Ein kürzlich veröffentlichter Cochrane Review setzt sich mit der Frage auseinander, welche Aspekte Eltern und Betreuungspersonen beeinflussen, um sich für oder gegen routinemäßige Impfungen bei ihren Kindern zu entscheiden. Es sind neben individuellen Ansichten auch das soziale Netzwerk sowie der größere soziale und politische Kontext, die hier eine Rolle spielen.
Kinder gegen bestimmte Krankheiten zu impfen ist eine der effektivsten Formen, um Todesfälle und schwere Erkrankungen unter ihnen zu vermeiden. Nicht alle Kinder werden jedoch mit den empfohlenen Impfungen versorgt. Das hat unterschiedliche Gründe: Häufig liegt es schlicht an einer mangelnden Gesundheitsversorgung, der Entfernung zu einer Gesundheitseinrichtung oder weil zu wenig Geld zur Verfügung steht. Manche Eltern wiederum wollen ihre Kinder nicht impfen lassen, obwohl sie die Möglichkeit dazu hätten. Welche Faktoren spielen nun für die Entscheidung von Eltern und Betreuungspersonen eine Rolle, um ein Kind impfen zu lassen oder nicht? Was fördert die Akzeptanz bzw. Ablehnung einer Impfung bei einem Kind?
Die Review-Ergebnisse
Die Review-Autor*innen fanden 145 relevante englischsprachige Studien. Diese stammten aus Lateinamerika, den USA, Süd-Ost-Asien, Europa und Ländern des Westpazifik. Die Ergebnisse von 27 der Studien wurden für den Review analysiert. Es zeigte sich ein komplexes Zusammenwirken unterschiedlicher Aspekte, die für Eltern und Betreuungspersonen von Bedeutung sind: Zum einen sind es die Ansichten über Gesundheit und Krankheit generell, die Eltern und Betreuungspersonen in ihrer Haltung zu Kinderimpfungen beeinflussen. Zum anderen sind Menschen aus dem sozialen Umfeld und deren Meinung hier relevant. Für die Haltung zu und praktische Umsetzung von Impfungen bei Kindern sind ebenso politische Vorbehalte im größeren Kontext sowie das Vertrauen/Misstrauen in jene, die mit Impfprogrammen in Verbindung stehen, wesentlich. Auch die Erfahrungen von Eltern und Betreuungspersonen mit dem medizinischen Personal vor Ort und Impfservices haben einen Einfluss auf deren Einstellung zur Kinderimpfung und die entsprechende Umsetzung.

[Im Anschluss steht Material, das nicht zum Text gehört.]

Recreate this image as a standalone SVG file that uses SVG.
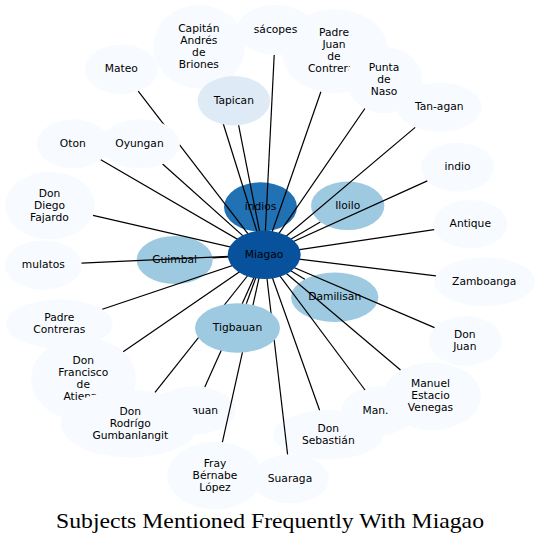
<svg xmlns="http://www.w3.org/2000/svg" width="540" height="544" viewBox="0 0 540 544">
<style>
.n text{font-family:"DejaVu Sans",Verdana,sans-serif;font-size:10.7px;fill:#000;text-anchor:middle}
.l{fill:#f7fbff}
.t{fill:#deebf7}
.m{fill:#9ecae1}
.d{fill:#2171b5}
.h{fill:#08519c}
#edges line{stroke:#000;stroke-width:1.2}
.title{font-family:"Liberation Serif","Times New Roman",serif;font-size:21px;fill:#000;text-anchor:middle}
</style>
<rect width="540" height="544" fill="#fff"/>
<g id="node-padre-juan" class="n"><ellipse class="l" cx="335" cy="51.3" rx="53.3" ry="42"/><text x="334" y="36.3">Padre</text><text x="334" y="48.3">Juan</text><text x="334" y="60.3">de</text><text x="334" y="72.3">Contreras</text></g>
<g id="node-sacopes" class="n"><ellipse class="l" cx="275.5" cy="30" rx="39" ry="25"/><text x="275.5" y="33">sácopes</text></g>
<g id="node-capitan" class="n"><ellipse class="l" cx="199.2" cy="46.8" rx="45.8" ry="41.8"/><text x="198.8" y="31.8">Capitán</text><text x="198.8" y="43.8">Andrés</text><text x="198.8" y="55.8">de</text><text x="198.8" y="67.8">Briones</text></g>
<g id="node-punta" class="n"><ellipse class="l" cx="384.5" cy="80" rx="37.8" ry="33.3"/><text x="384" y="71">Punta</text><text x="384" y="83">de</text><text x="384" y="95">Naso</text></g>
<g id="node-tan-agan" class="n"><ellipse class="l" cx="439.2" cy="107.2" rx="42.5" ry="24.5"/><text x="439.2" y="110.2">Tan-agan</text></g>
<g id="node-indio" class="n"><ellipse class="l" cx="457.5" cy="167.2" rx="36.5" ry="24.5"/><text x="457.5" y="170.2">indio</text></g>
<g id="node-antique" class="n"><ellipse class="l" cx="470.3" cy="224.2" rx="37" ry="24.2"/><text x="470.3" y="227.2">Antique</text></g>
<g id="node-zamboanga" class="n"><ellipse class="l" cx="484.7" cy="281.7" rx="50.3" ry="24.3"/><text x="484.2" y="284.7">Zamboanga</text></g>
<g id="node-don-juan" class="n"><ellipse class="l" cx="465.3" cy="340.8" rx="36.3" ry="24.8"/><text x="464.8" y="337.8">Don</text><text x="464.8" y="349.8">Juan</text></g>
<g id="node-man" class="n"><ellipse class="l" cx="378" cy="411" rx="36.5" ry="24.5"/><text x="375.5" y="414">Man.</text></g>
<g id="node-manuel" class="n"><ellipse class="l" cx="432" cy="396.2" rx="48.8" ry="33.8"/><text x="430.5" y="387.2">Manuel</text><text x="430.5" y="399.2">Estacio</text><text x="430.5" y="411.2">Venegas</text></g>
<g id="node-don-sebastian" class="n"><ellipse class="l" cx="328.3" cy="434.7" rx="55" ry="24.7"/><text x="328.3" y="431.7">Don</text><text x="328.3" y="443.7">Sebastián</text></g>
<g id="node-suaraga" class="n"><ellipse class="l" cx="290.5" cy="478.8" rx="38.5" ry="24.5"/><text x="290" y="481.8">Suaraga</text></g>
<g id="node-fray" class="n"><ellipse class="l" cx="215" cy="475.5" rx="47.7" ry="33.8"/><text x="215" y="466.5">Fray</text><text x="215" y="478.5">Bérnabe</text><text x="215" y="490.5">López</text></g>
<g id="node-tigbauan-2" class="n"><ellipse class="l" cx="193.4" cy="410.5" rx="42.5" ry="24"/><text x="193.4" y="413.5">Tigbauan</text></g>
<g id="node-don-francisco" class="n"><ellipse class="l" cx="83.5" cy="379" rx="52.5" ry="41.8"/><text x="83.3" y="364">Don</text><text x="83.3" y="376">Francisco</text><text x="83.3" y="388">de</text><text x="83.3" y="400">Atienza</text></g>
<g id="node-don-rodrigo" class="n"><ellipse class="l" cx="130" cy="423.7" rx="69.3" ry="33.7"/><text x="130.3" y="414.7">Don</text><text x="130.3" y="426.7">Rodrígo</text><text x="130.3" y="438.7">Gumbanlangit</text></g>
<g id="node-padre-contreras" class="n"><ellipse class="l" cx="59.3" cy="323.8" rx="53.3" ry="24.5"/><text x="59.3" y="320.8">Padre</text><text x="59.3" y="332.8">Contreras</text></g>
<g id="node-mulatos" class="n"><ellipse class="l" cx="43.3" cy="265" rx="38.3" ry="24.5"/><text x="43.3" y="268">mulatos</text></g>
<g id="node-don-diego" class="n"><ellipse class="l" cx="50" cy="205.5" rx="45" ry="33.8"/><text x="49.5" y="196.5">Don</text><text x="49.5" y="208.5">Diego</text><text x="49.5" y="220.5">Fajardo</text></g>
<g id="node-oton" class="n"><ellipse class="l" cx="73.2" cy="143.8" rx="36.5" ry="24.5"/><text x="72.8" y="146.8">Oton</text></g>
<g id="node-mateo" class="n"><ellipse class="l" cx="121.3" cy="69.2" rx="36.3" ry="24.8"/><text x="121.3" y="72.2">Mateo</text></g>
<g id="node-indios" class="n"><ellipse class="d" cx="260.5" cy="207" rx="36.5" ry="24.7"/><text x="260.5" y="210">indios</text></g>
<g id="node-iloilo" class="n"><ellipse class="m" cx="347.7" cy="205.8" rx="36.7" ry="24.2"/><text x="347.7" y="208.8">Iloilo</text></g>
<g id="node-guimbal" class="n"><ellipse class="m" cx="174.7" cy="260" rx="38" ry="24"/><text x="174.7" y="263">Guimbal</text></g>
<g id="node-damilisan" class="n"><ellipse class="m" cx="334.7" cy="297.3" rx="43.7" ry="24.7"/><text x="334.7" y="300.3">Damilisan</text></g>
<g id="edges">
<line x1="264.2" y1="254.8" x2="262.4" y2="231.7"/>
<line x1="264.2" y1="254.8" x2="320.3" y2="221.9"/>
<line x1="264.2" y1="254.8" x2="212.5" y2="257.8"/>
<line x1="264.2" y1="254.8" x2="246.3" y2="303.8"/>
<line x1="264.2" y1="254.8" x2="304.8" y2="279.3"/>
<line x1="264.2" y1="254.8" x2="238.6" y2="125.2"/>
<line x1="264.2" y1="254.8" x2="138.2" y2="91.2"/>
<line x1="264.2" y1="254.8" x2="211.8" y2="87.0"/>
<line x1="264.2" y1="254.8" x2="100.8" y2="159.8"/>
<line x1="264.2" y1="254.8" x2="162.6" y2="164.0"/>
<line x1="264.2" y1="254.8" x2="93.0" y2="215.4"/>
<line x1="264.2" y1="254.8" x2="81.5" y2="263.2"/>
<line x1="264.2" y1="254.8" x2="102.3" y2="309.3"/>
<line x1="264.2" y1="254.8" x2="123.2" y2="351.7"/>
<line x1="264.2" y1="254.8" x2="155.0" y2="392.3"/>
<line x1="264.2" y1="254.8" x2="204.8" y2="387.1"/>
<line x1="264.2" y1="254.8" x2="222.4" y2="442.1"/>
<line x1="264.2" y1="254.8" x2="287.6" y2="454.4"/>
<line x1="264.2" y1="254.8" x2="319.6" y2="410.3"/>
<line x1="264.2" y1="254.8" x2="365.0" y2="390.0"/>
<line x1="264.2" y1="254.8" x2="400.5" y2="370.0"/>
<line x1="264.2" y1="254.8" x2="434.5" y2="327.6"/>
<line x1="264.2" y1="254.8" x2="435.9" y2="275.8"/>
<line x1="264.2" y1="254.8" x2="434.2" y2="229.6"/>
<line x1="264.2" y1="254.8" x2="427.3" y2="180.9"/>
<line x1="264.2" y1="254.8" x2="415.2" y2="127.4"/>
<line x1="264.2" y1="254.8" x2="364.9" y2="108.5"/>
<line x1="264.2" y1="254.8" x2="320.9" y2="91.8"/>
<line x1="264.2" y1="254.8" x2="274.2" y2="55.0"/>
</g>
<g id="node-tapican" class="n"><ellipse class="t" cx="233.8" cy="100.7" rx="36.2" ry="24.7"/><text x="233.8" y="103.7">Tapican</text></g>
<g id="node-oyungan" class="n"><ellipse class="l" cx="140" cy="143.8" rx="40" ry="24.5"/><text x="139.5" y="146.8">Oyungan</text></g>
<g id="node-tigbauan" class="n"><ellipse class="m" cx="237.5" cy="328" rx="42.5" ry="24.7"/><text x="237.5" y="331">Tigbauan</text></g>
<g id="node-miagao" class="n"><ellipse class="h" cx="264.2" cy="254.8" rx="36.5" ry="24.2"/><text x="264" y="257.8">Miagao</text></g>
<text class="title" x="270" y="528" textLength="428" lengthAdjust="spacingAndGlyphs">Subjects Mentioned Frequently With Miagao</text>
</svg>
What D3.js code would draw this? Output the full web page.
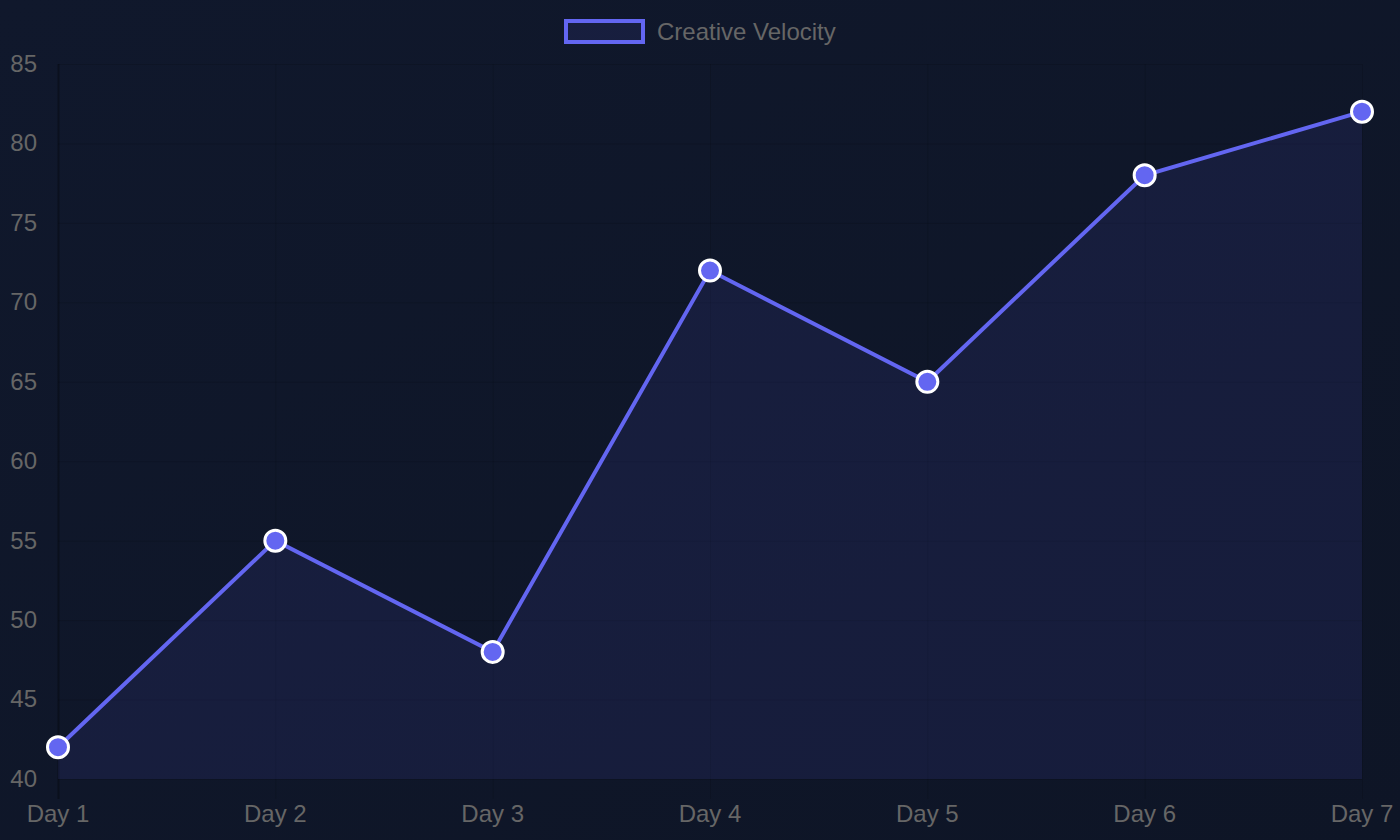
<!DOCTYPE html>
<html>
  <head>
    <meta charset="utf-8" />
    <title>Creative Velocity</title>
    <script src="https://cdn.jsdelivr.net/npm/d3@7"></script>
    <style type="text/css">
      html, body { margin: 0; padding: 0; }
      body { width: 1400px; height: 840px; overflow: hidden; background: #0f172a; }
      svg { display: block; font-family: "Liberation Sans", Arial, sans-serif; }
    </style>
  </head>

  <body>
    <svg id="chart" width="1400" height="840"></svg>
    <script type="text/javascript">
      // data
      var days = ['Day 1', 'Day 2', 'Day 3', 'Day 4', 'Day 5', 'Day 6', 'Day 7'];
      var velocity = [42, 55, 48, 72, 65, 78, 82];
      var yTicks = [40, 45, 50, 55, 60, 65, 70, 75, 80, 85];
      var seriesName = 'Creative Velocity';

      var W = 1400, H = 840;
      var m = { left: 58, right: 38, top: 64, bottom: 61 };
      var lineColor = '#6366f1';
      var fillColor = 'rgba(99,102,241,0.1)';
      var gridColor = 'rgba(0,0,0,0.12)';
      var textColor = '#666';

      var svg = d3.select('#chart');

      // background, faint diagonal gradient
      var defs = svg.append('defs');
      var grad = defs.append('linearGradient').attr('id', 'bg')
        .attr('x1', '0').attr('y1', '0').attr('x2', '1').attr('y2', '1');
      grad.append('stop').attr('offset', '0').attr('stop-color', '#10182c');
      grad.append('stop').attr('offset', '1').attr('stop-color', '#0e1526');
      svg.append('rect').attr('width', W).attr('height', H).attr('fill', 'url(#bg)');

      var x = d3.scalePoint().domain(days).range([m.left, W - m.right]);
      var y = d3.scaleLinear().domain([40, 85]).range([H - m.bottom, m.top]);

      var data = days.map((d, i) => ({ day: d, v: velocity[i] }));

      // horizontal grid
      svg.append('g')
        .selectAll('line')
        .data(yTicks)
        .enter()
        .append('line')
        .attr('x1', m.left).attr('x2', W - m.right)
        .attr('y1', (d) => y(d) + 0.5).attr('y2', (d) => y(d) + 0.5)
        .attr('stroke', gridColor).attr('stroke-width', 1);

      // vertical grid, with tick marks below the plot
      svg.append('g')
        .selectAll('line')
        .data(days)
        .enter()
        .append('line')
        .attr('x1', (d) => x(d) + 0.5).attr('x2', (d) => x(d) + 0.5)
        .attr('y1', m.top).attr('y2', H - m.bottom + 20)
        .attr('stroke', (d, i) => (i === 0 ? 'rgba(0,0,0,0.3)' : gridColor))
        .attr('stroke-width', (d, i) => (i === 0 ? 2 : 1));

      // area fill
      var area = d3.area()
        .x((d) => x(d.day))
        .y0(y(40))
        .y1((d) => y(d.v));
      svg.append('path')
        .attr('d', area(data))
        .attr('fill', fillColor);

      // line
      var lineMaker = d3.line()
        .x((d) => x(d.day))
        .y((d) => y(d.v));
      svg.append('path')
        .attr('d', lineMaker(data))
        .attr('fill', 'none')
        .attr('stroke', lineColor)
        .attr('stroke-width', 4)
        .attr('stroke-linejoin', 'miter');

      // points
      svg.append('g')
        .selectAll('circle')
        .data(data)
        .enter()
        .append('circle')
        .attr('cx', (d) => x(d.day))
        .attr('cy', (d) => y(d.v))
        .attr('r', 10.5)
        .attr('fill', lineColor)
        .attr('stroke', '#fff')
        .attr('stroke-width', 3);

      // y tick labels
      svg.append('g')
        .selectAll('text')
        .data(yTicks)
        .enter()
        .append('text')
        .attr('x', 37)
        .attr('y', (d) => y(d))
        .attr('dy', '0.33em')
        .attr('text-anchor', 'end')
        .attr('font-size', 24)
        .attr('fill', textColor)
        .text((d) => d);

      // x tick labels
      svg.append('g')
        .selectAll('text')
        .data(days)
        .enter()
        .append('text')
        .attr('x', (d) => x(d))
        .attr('y', 822)
        .attr('text-anchor', 'middle')
        .attr('font-size', 24)
        .attr('fill', textColor)
        .text((d) => d);

      // legend
      var lg = svg.append('g');
      lg.append('rect')
        .attr('x', 566).attr('y', 21)
        .attr('width', 77).attr('height', 21)
        .attr('fill', fillColor)
        .attr('stroke', lineColor)
        .attr('stroke-width', 4);
      lg.append('text')
        .attr('x', 657).attr('y', 32)
        .attr('dy', '0.33em')
        .attr('font-size', 24)
        .attr('fill', textColor)
        .text(seriesName);
    </script>
  </body>
</html>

Zwei Konzepte, warum Kinderimpfungen abgelehnt werden
Basierend auf all diesen Faktoren haben die Review-Autor*innen zwei Konzepte entwickelt, die aufzeigen, warum Impfungen bei Kindern eher abgelehnt werden. Das erste Konzept bezeichnen sie als „Neoliberale Logik“, das zweite als „Soziale Ausgrenzung“. Ersteres meint, dass viele Eltern, vor allem aus Ländern mit höherem Einkommen, Gesundheit und die Gesundheitsversorgung als individuelle Verantwortung verstehen. Impfprogramme wiederum stellen das generelle Risiko und die Gesundheit der Allgemeinheit ins Zentrum – was für manche Eltern einen Konflikt darstellt und sie dazu veranlasst, ihre Kinder nicht impfen zu lassen. Das Konzept der „Sozialen Ausgrenzung“ bezieht sich darauf, dass manche Eltern, vorrangig aus Ländern mit niedrigem und mittlerem Einkommen, die Impfung ihrer Kinder eher ablehnen, weil sie Erfahrung mit sozialer Ausgrenzung gemacht haben. Diese Erfahrung kann den Bezug der Gesellschaft zu Regierenden negativ beeinflussen und Gefühle von Isolation auslösen. Manche Eltern und Betreuungspersonen sind auch angesichts schlechter gesundheitlicher Versorgung und mangelnden Zugangs demotiviert. Sie vertrauen Impfungen nicht und lehnen sie auch für ihre Kinder ab.